— begin Dataset section —

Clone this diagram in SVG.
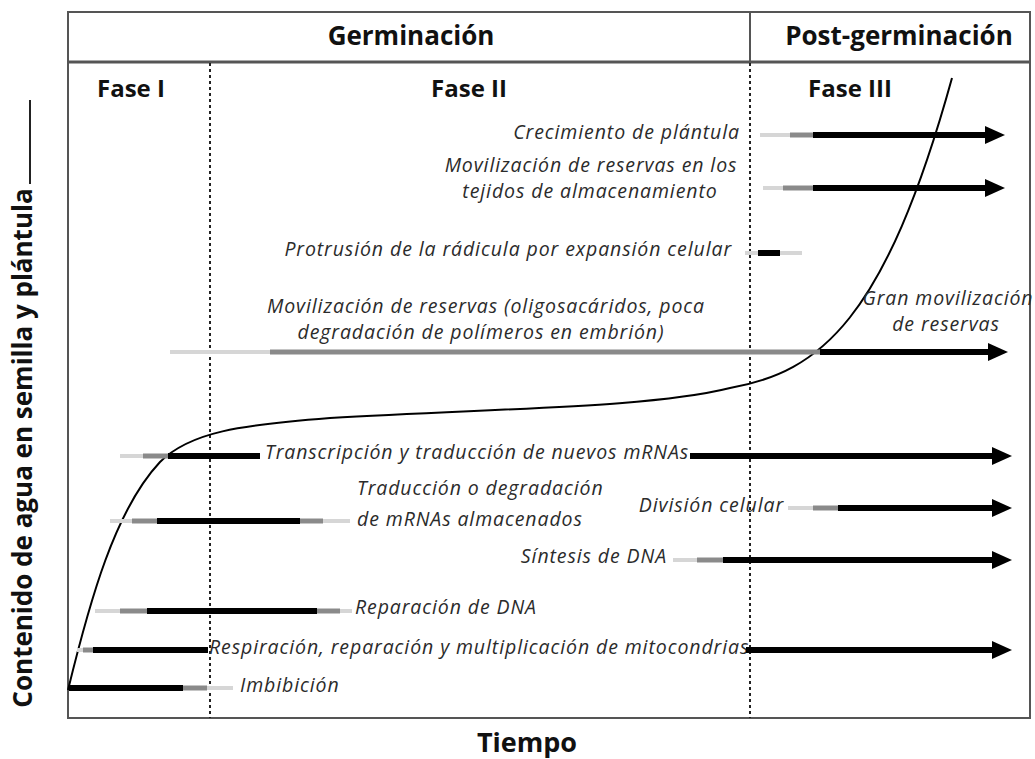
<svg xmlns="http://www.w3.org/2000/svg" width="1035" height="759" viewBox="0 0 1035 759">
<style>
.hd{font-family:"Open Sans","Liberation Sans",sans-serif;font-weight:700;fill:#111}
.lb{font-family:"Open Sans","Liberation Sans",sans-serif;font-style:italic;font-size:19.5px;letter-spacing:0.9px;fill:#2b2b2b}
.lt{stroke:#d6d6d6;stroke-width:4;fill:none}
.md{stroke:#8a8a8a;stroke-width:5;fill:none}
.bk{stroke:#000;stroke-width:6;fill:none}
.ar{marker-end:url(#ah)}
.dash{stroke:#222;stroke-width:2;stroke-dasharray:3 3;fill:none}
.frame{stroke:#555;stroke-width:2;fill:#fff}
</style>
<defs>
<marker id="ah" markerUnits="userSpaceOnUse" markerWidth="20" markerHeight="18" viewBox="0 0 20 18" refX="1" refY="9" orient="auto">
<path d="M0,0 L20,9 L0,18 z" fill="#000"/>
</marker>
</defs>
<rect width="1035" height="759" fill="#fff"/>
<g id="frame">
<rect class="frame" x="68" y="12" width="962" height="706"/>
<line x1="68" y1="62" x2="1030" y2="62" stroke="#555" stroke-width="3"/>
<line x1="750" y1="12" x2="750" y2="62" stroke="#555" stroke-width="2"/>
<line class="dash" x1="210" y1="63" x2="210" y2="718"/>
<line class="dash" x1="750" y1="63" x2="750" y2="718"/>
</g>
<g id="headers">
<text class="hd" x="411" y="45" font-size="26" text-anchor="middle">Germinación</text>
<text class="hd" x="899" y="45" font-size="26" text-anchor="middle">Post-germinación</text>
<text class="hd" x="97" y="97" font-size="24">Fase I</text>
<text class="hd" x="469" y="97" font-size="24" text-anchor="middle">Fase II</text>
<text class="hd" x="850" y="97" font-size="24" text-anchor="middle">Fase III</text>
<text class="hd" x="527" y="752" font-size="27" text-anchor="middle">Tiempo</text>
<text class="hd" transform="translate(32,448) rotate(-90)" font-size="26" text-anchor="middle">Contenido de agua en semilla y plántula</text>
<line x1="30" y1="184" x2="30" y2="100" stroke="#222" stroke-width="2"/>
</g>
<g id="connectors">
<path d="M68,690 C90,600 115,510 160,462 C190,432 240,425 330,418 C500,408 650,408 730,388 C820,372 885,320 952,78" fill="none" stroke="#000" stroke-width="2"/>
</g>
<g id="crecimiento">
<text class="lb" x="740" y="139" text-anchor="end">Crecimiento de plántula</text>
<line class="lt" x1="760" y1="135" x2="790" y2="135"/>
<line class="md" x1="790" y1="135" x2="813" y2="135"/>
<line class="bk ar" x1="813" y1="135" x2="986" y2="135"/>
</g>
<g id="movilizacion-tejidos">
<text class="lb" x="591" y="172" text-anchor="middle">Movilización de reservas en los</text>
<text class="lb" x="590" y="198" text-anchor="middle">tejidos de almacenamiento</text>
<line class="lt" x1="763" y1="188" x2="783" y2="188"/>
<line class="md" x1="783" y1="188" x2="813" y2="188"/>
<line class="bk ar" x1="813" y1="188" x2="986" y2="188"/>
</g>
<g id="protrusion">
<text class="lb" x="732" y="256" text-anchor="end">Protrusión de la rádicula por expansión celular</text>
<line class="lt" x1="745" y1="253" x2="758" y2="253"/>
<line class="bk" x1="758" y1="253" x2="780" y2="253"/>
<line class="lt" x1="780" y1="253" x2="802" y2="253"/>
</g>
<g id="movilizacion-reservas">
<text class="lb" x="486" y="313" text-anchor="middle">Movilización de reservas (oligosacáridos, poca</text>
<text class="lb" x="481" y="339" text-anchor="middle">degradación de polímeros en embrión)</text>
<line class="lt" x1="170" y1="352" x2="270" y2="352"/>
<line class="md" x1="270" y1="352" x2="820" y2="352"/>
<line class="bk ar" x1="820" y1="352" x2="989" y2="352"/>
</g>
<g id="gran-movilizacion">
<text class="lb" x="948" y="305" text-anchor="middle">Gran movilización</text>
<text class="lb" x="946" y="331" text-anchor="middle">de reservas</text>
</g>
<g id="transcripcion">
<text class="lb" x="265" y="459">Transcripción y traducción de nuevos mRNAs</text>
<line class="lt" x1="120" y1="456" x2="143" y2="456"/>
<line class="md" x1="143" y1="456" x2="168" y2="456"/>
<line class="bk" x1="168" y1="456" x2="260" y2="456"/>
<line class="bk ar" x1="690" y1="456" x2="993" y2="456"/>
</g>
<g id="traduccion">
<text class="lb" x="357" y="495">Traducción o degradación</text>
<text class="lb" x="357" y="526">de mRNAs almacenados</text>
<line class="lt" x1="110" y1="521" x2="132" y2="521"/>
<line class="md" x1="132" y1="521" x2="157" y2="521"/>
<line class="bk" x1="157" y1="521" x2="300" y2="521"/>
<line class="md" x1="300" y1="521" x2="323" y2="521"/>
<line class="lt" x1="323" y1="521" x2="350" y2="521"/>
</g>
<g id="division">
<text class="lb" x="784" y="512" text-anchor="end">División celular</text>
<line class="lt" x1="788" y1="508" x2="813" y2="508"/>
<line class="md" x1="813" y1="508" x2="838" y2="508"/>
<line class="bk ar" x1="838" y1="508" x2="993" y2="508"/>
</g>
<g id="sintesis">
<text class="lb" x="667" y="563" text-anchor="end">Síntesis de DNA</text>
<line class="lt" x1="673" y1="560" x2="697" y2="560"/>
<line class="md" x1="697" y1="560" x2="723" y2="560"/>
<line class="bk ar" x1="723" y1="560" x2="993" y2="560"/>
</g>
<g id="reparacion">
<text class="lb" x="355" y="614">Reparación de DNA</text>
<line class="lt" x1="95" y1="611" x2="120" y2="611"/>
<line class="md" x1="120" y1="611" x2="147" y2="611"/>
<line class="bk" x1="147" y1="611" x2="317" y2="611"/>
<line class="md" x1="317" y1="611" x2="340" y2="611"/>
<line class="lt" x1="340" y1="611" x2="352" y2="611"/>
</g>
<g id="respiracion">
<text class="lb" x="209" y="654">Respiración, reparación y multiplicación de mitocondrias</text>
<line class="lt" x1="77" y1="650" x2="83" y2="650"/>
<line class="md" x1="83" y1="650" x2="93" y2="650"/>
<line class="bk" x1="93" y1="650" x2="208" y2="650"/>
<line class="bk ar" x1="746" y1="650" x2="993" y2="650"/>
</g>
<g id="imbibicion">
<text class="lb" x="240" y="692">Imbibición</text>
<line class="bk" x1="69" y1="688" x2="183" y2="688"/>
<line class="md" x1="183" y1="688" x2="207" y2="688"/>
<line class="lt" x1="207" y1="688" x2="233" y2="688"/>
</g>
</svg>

— end Dataset section —

◆ **Exercise description**
Quote the full listing above word for word; exclude every picture from the copy.

◆ **Result of this exercise**
Clone this diagram in SVG.
<svg xmlns="http://www.w3.org/2000/svg" width="1035" height="759" viewBox="0 0 1035 759">
<style>
.hd{font-family:"Open Sans","Liberation Sans",sans-serif;font-weight:700;fill:#111}
.lb{font-family:"Open Sans","Liberation Sans",sans-serif;font-style:italic;font-size:19.5px;letter-spacing:0.9px;fill:#2b2b2b}
.lt{stroke:#d6d6d6;stroke-width:4;fill:none}
.md{stroke:#8a8a8a;stroke-width:5;fill:none}
.bk{stroke:#000;stroke-width:6;fill:none}
.ar{marker-end:url(#ah)}
.dash{stroke:#222;stroke-width:2;stroke-dasharray:3 3;fill:none}
.frame{stroke:#555;stroke-width:2;fill:#fff}
</style>
<defs>
<marker id="ah" markerUnits="userSpaceOnUse" markerWidth="20" markerHeight="18" viewBox="0 0 20 18" refX="1" refY="9" orient="auto">
<path d="M0,0 L20,9 L0,18 z" fill="#000"/>
</marker>
</defs>
<rect width="1035" height="759" fill="#fff"/>
<g id="frame">
<rect class="frame" x="68" y="12" width="962" height="706"/>
<line x1="68" y1="62" x2="1030" y2="62" stroke="#555" stroke-width="3"/>
<line x1="750" y1="12" x2="750" y2="62" stroke="#555" stroke-width="2"/>
<line class="dash" x1="210" y1="63" x2="210" y2="718"/>
<line class="dash" x1="750" y1="63" x2="750" y2="718"/>
</g>
<g id="headers">
<text class="hd" x="411" y="45" font-size="26" text-anchor="middle">Germinación</text>
<text class="hd" x="899" y="45" font-size="26" text-anchor="middle">Post-germinación</text>
<text class="hd" x="97" y="97" font-size="24">Fase I</text>
<text class="hd" x="469" y="97" font-size="24" text-anchor="middle">Fase II</text>
<text class="hd" x="850" y="97" font-size="24" text-anchor="middle">Fase III</text>
<text class="hd" x="527" y="752" font-size="27" text-anchor="middle">Tiempo</text>
<text class="hd" transform="translate(32,448) rotate(-90)" font-size="26" text-anchor="middle">Contenido de agua en semilla y plántula</text>
<line x1="30" y1="184" x2="30" y2="100" stroke="#222" stroke-width="2"/>
</g>
<g id="connectors">
<path d="M68,690 C90,600 115,510 160,462 C190,432 240,425 330,418 C500,408 650,408 730,388 C820,372 885,320 952,78" fill="none" stroke="#000" stroke-width="2"/>
</g>
<g id="crecimiento">
<text class="lb" x="740" y="139" text-anchor="end">Crecimiento de plántula</text>
<line class="lt" x1="760" y1="135" x2="790" y2="135"/>
<line class="md" x1="790" y1="135" x2="813" y2="135"/>
<line class="bk ar" x1="813" y1="135" x2="986" y2="135"/>
</g>
<g id="movilizacion-tejidos">
<text class="lb" x="591" y="172" text-anchor="middle">Movilización de reservas en los</text>
<text class="lb" x="590" y="198" text-anchor="middle">tejidos de almacenamiento</text>
<line class="lt" x1="763" y1="188" x2="783" y2="188"/>
<line class="md" x1="783" y1="188" x2="813" y2="188"/>
<line class="bk ar" x1="813" y1="188" x2="986" y2="188"/>
</g>
<g id="protrusion">
<text class="lb" x="732" y="256" text-anchor="end">Protrusión de la rádicula por expansión celular</text>
<line class="lt" x1="745" y1="253" x2="758" y2="253"/>
<line class="bk" x1="758" y1="253" x2="780" y2="253"/>
<line class="lt" x1="780" y1="253" x2="802" y2="253"/>
</g>
<g id="movilizacion-reservas">
<text class="lb" x="486" y="313" text-anchor="middle">Movilización de reservas (oligosacáridos, poca</text>
<text class="lb" x="481" y="339" text-anchor="middle">degradación de polímeros en embrión)</text>
<line class="lt" x1="170" y1="352" x2="270" y2="352"/>
<line class="md" x1="270" y1="352" x2="820" y2="352"/>
<line class="bk ar" x1="820" y1="352" x2="989" y2="352"/>
</g>
<g id="gran-movilizacion">
<text class="lb" x="948" y="305" text-anchor="middle">Gran movilización</text>
<text class="lb" x="946" y="331" text-anchor="middle">de reservas</text>
</g>
<g id="transcripcion">
<text class="lb" x="265" y="459">Transcripción y traducción de nuevos mRNAs</text>
<line class="lt" x1="120" y1="456" x2="143" y2="456"/>
<line class="md" x1="143" y1="456" x2="168" y2="456"/>
<line class="bk" x1="168" y1="456" x2="260" y2="456"/>
<line class="bk ar" x1="690" y1="456" x2="993" y2="456"/>
</g>
<g id="traduccion">
<text class="lb" x="357" y="495">Traducción o degradación</text>
<text class="lb" x="357" y="526">de mRNAs almacenados</text>
<line class="lt" x1="110" y1="521" x2="132" y2="521"/>
<line class="md" x1="132" y1="521" x2="157" y2="521"/>
<line class="bk" x1="157" y1="521" x2="300" y2="521"/>
<line class="md" x1="300" y1="521" x2="323" y2="521"/>
<line class="lt" x1="323" y1="521" x2="350" y2="521"/>
</g>
<g id="division">
<text class="lb" x="784" y="512" text-anchor="end">División celular</text>
<line class="lt" x1="788" y1="508" x2="813" y2="508"/>
<line class="md" x1="813" y1="508" x2="838" y2="508"/>
<line class="bk ar" x1="838" y1="508" x2="993" y2="508"/>
</g>
<g id="sintesis">
<text class="lb" x="667" y="563" text-anchor="end">Síntesis de DNA</text>
<line class="lt" x1="673" y1="560" x2="697" y2="560"/>
<line class="md" x1="697" y1="560" x2="723" y2="560"/>
<line class="bk ar" x1="723" y1="560" x2="993" y2="560"/>
</g>
<g id="reparacion">
<text class="lb" x="355" y="614">Reparación de DNA</text>
<line class="lt" x1="95" y1="611" x2="120" y2="611"/>
<line class="md" x1="120" y1="611" x2="147" y2="611"/>
<line class="bk" x1="147" y1="611" x2="317" y2="611"/>
<line class="md" x1="317" y1="611" x2="340" y2="611"/>
<line class="lt" x1="340" y1="611" x2="352" y2="611"/>
</g>
<g id="respiracion">
<text class="lb" x="209" y="654">Respiración, reparación y multiplicación de mitocondrias</text>
<line class="lt" x1="77" y1="650" x2="83" y2="650"/>
<line class="md" x1="83" y1="650" x2="93" y2="650"/>
<line class="bk" x1="93" y1="650" x2="208" y2="650"/>
<line class="bk ar" x1="746" y1="650" x2="993" y2="650"/>
</g>
<g id="imbibicion">
<text class="lb" x="240" y="692">Imbibición</text>
<line class="bk" x1="69" y1="688" x2="183" y2="688"/>
<line class="md" x1="183" y1="688" x2="207" y2="688"/>
<line class="lt" x1="207" y1="688" x2="233" y2="688"/>
</g>
</svg>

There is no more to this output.